┌─ Provided material

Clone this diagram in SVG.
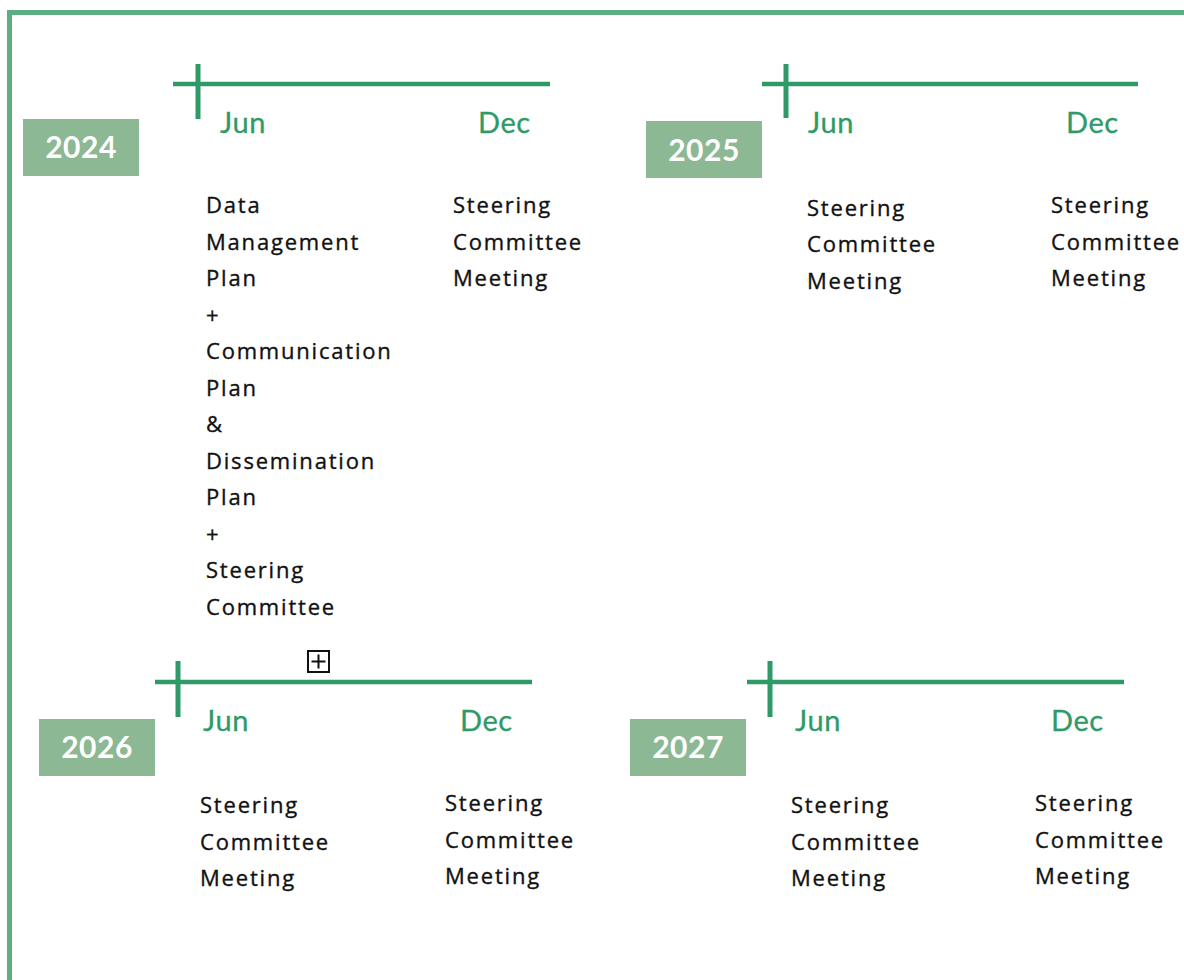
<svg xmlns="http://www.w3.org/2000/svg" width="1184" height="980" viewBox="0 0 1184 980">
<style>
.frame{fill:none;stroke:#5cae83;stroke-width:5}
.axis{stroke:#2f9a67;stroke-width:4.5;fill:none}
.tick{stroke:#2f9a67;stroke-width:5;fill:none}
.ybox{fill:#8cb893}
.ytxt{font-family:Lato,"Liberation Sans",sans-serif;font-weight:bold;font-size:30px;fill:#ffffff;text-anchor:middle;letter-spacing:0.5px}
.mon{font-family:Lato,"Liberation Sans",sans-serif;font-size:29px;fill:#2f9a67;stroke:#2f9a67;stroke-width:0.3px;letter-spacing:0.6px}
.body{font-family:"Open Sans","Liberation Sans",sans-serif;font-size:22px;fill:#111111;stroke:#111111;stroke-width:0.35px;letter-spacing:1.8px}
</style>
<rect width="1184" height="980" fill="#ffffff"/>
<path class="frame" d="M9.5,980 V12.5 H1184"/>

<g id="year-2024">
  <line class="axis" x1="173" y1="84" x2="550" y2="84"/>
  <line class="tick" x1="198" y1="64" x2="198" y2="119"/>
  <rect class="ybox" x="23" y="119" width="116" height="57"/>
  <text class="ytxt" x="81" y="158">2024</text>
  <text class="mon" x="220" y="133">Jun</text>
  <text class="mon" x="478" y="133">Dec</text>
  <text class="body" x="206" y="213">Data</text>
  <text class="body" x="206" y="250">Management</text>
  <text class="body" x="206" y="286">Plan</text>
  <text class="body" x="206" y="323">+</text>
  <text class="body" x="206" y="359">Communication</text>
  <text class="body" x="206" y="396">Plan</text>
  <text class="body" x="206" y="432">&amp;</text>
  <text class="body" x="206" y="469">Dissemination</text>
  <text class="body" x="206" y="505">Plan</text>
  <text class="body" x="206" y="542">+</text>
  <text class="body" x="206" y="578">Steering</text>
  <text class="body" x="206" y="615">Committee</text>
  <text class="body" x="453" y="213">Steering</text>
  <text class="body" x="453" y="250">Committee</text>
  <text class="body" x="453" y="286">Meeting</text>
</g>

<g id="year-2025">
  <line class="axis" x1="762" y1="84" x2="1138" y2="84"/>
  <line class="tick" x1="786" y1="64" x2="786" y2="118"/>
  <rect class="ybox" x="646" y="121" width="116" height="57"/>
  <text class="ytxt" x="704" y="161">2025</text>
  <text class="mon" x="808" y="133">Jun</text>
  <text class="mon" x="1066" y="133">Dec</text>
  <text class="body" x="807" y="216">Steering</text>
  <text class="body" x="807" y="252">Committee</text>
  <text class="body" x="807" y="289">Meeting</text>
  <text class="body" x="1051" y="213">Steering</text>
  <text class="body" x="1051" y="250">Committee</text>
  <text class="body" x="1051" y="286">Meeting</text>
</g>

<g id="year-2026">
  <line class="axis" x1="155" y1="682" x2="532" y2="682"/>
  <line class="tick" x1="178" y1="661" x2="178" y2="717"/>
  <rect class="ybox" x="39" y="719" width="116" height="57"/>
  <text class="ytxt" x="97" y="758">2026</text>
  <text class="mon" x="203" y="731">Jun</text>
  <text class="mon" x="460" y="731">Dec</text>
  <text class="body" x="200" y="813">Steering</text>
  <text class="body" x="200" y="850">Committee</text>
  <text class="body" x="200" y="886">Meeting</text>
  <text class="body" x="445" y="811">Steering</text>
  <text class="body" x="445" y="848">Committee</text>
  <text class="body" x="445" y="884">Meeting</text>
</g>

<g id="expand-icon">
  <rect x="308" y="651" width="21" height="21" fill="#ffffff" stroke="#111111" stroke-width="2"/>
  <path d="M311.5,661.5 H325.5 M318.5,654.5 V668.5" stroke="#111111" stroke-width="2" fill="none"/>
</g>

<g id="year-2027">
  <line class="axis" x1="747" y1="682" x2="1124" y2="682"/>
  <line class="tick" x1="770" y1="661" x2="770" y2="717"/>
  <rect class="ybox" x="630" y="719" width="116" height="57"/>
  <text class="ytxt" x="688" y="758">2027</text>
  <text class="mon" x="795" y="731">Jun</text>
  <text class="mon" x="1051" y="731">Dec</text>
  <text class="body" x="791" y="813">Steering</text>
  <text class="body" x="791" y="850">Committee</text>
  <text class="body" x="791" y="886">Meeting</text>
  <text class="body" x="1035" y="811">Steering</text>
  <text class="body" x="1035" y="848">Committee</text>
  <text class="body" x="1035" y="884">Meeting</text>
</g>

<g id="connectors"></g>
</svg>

└─

Reproduce the full listing above verbatim, with no pictures included.

Clone this diagram in SVG.
<svg xmlns="http://www.w3.org/2000/svg" width="1184" height="980" viewBox="0 0 1184 980">
<style>
.frame{fill:none;stroke:#5cae83;stroke-width:5}
.axis{stroke:#2f9a67;stroke-width:4.5;fill:none}
.tick{stroke:#2f9a67;stroke-width:5;fill:none}
.ybox{fill:#8cb893}
.ytxt{font-family:Lato,"Liberation Sans",sans-serif;font-weight:bold;font-size:30px;fill:#ffffff;text-anchor:middle;letter-spacing:0.5px}
.mon{font-family:Lato,"Liberation Sans",sans-serif;font-size:29px;fill:#2f9a67;stroke:#2f9a67;stroke-width:0.3px;letter-spacing:0.6px}
.body{font-family:"Open Sans","Liberation Sans",sans-serif;font-size:22px;fill:#111111;stroke:#111111;stroke-width:0.35px;letter-spacing:1.8px}
</style>
<rect width="1184" height="980" fill="#ffffff"/>
<path class="frame" d="M9.5,980 V12.5 H1184"/>

<g id="year-2024">
  <line class="axis" x1="173" y1="84" x2="550" y2="84"/>
  <line class="tick" x1="198" y1="64" x2="198" y2="119"/>
  <rect class="ybox" x="23" y="119" width="116" height="57"/>
  <text class="ytxt" x="81" y="158">2024</text>
  <text class="mon" x="220" y="133">Jun</text>
  <text class="mon" x="478" y="133">Dec</text>
  <text class="body" x="206" y="213">Data</text>
  <text class="body" x="206" y="250">Management</text>
  <text class="body" x="206" y="286">Plan</text>
  <text class="body" x="206" y="323">+</text>
  <text class="body" x="206" y="359">Communication</text>
  <text class="body" x="206" y="396">Plan</text>
  <text class="body" x="206" y="432">&amp;</text>
  <text class="body" x="206" y="469">Dissemination</text>
  <text class="body" x="206" y="505">Plan</text>
  <text class="body" x="206" y="542">+</text>
  <text class="body" x="206" y="578">Steering</text>
  <text class="body" x="206" y="615">Committee</text>
  <text class="body" x="453" y="213">Steering</text>
  <text class="body" x="453" y="250">Committee</text>
  <text class="body" x="453" y="286">Meeting</text>
</g>

<g id="year-2025">
  <line class="axis" x1="762" y1="84" x2="1138" y2="84"/>
  <line class="tick" x1="786" y1="64" x2="786" y2="118"/>
  <rect class="ybox" x="646" y="121" width="116" height="57"/>
  <text class="ytxt" x="704" y="161">2025</text>
  <text class="mon" x="808" y="133">Jun</text>
  <text class="mon" x="1066" y="133">Dec</text>
  <text class="body" x="807" y="216">Steering</text>
  <text class="body" x="807" y="252">Committee</text>
  <text class="body" x="807" y="289">Meeting</text>
  <text class="body" x="1051" y="213">Steering</text>
  <text class="body" x="1051" y="250">Committee</text>
  <text class="body" x="1051" y="286">Meeting</text>
</g>

<g id="year-2026">
  <line class="axis" x1="155" y1="682" x2="532" y2="682"/>
  <line class="tick" x1="178" y1="661" x2="178" y2="717"/>
  <rect class="ybox" x="39" y="719" width="116" height="57"/>
  <text class="ytxt" x="97" y="758">2026</text>
  <text class="mon" x="203" y="731">Jun</text>
  <text class="mon" x="460" y="731">Dec</text>
  <text class="body" x="200" y="813">Steering</text>
  <text class="body" x="200" y="850">Committee</text>
  <text class="body" x="200" y="886">Meeting</text>
  <text class="body" x="445" y="811">Steering</text>
  <text class="body" x="445" y="848">Committee</text>
  <text class="body" x="445" y="884">Meeting</text>
</g>

<g id="expand-icon">
  <rect x="308" y="651" width="21" height="21" fill="#ffffff" stroke="#111111" stroke-width="2"/>
  <path d="M311.5,661.5 H325.5 M318.5,654.5 V668.5" stroke="#111111" stroke-width="2" fill="none"/>
</g>

<g id="year-2027">
  <line class="axis" x1="747" y1="682" x2="1124" y2="682"/>
  <line class="tick" x1="770" y1="661" x2="770" y2="717"/>
  <rect class="ybox" x="630" y="719" width="116" height="57"/>
  <text class="ytxt" x="688" y="758">2027</text>
  <text class="mon" x="795" y="731">Jun</text>
  <text class="mon" x="1051" y="731">Dec</text>
  <text class="body" x="791" y="813">Steering</text>
  <text class="body" x="791" y="850">Committee</text>
  <text class="body" x="791" y="886">Meeting</text>
  <text class="body" x="1035" y="811">Steering</text>
  <text class="body" x="1035" y="848">Committee</text>
  <text class="body" x="1035" y="884">Meeting</text>
</g>

<g id="connectors"></g>
</svg>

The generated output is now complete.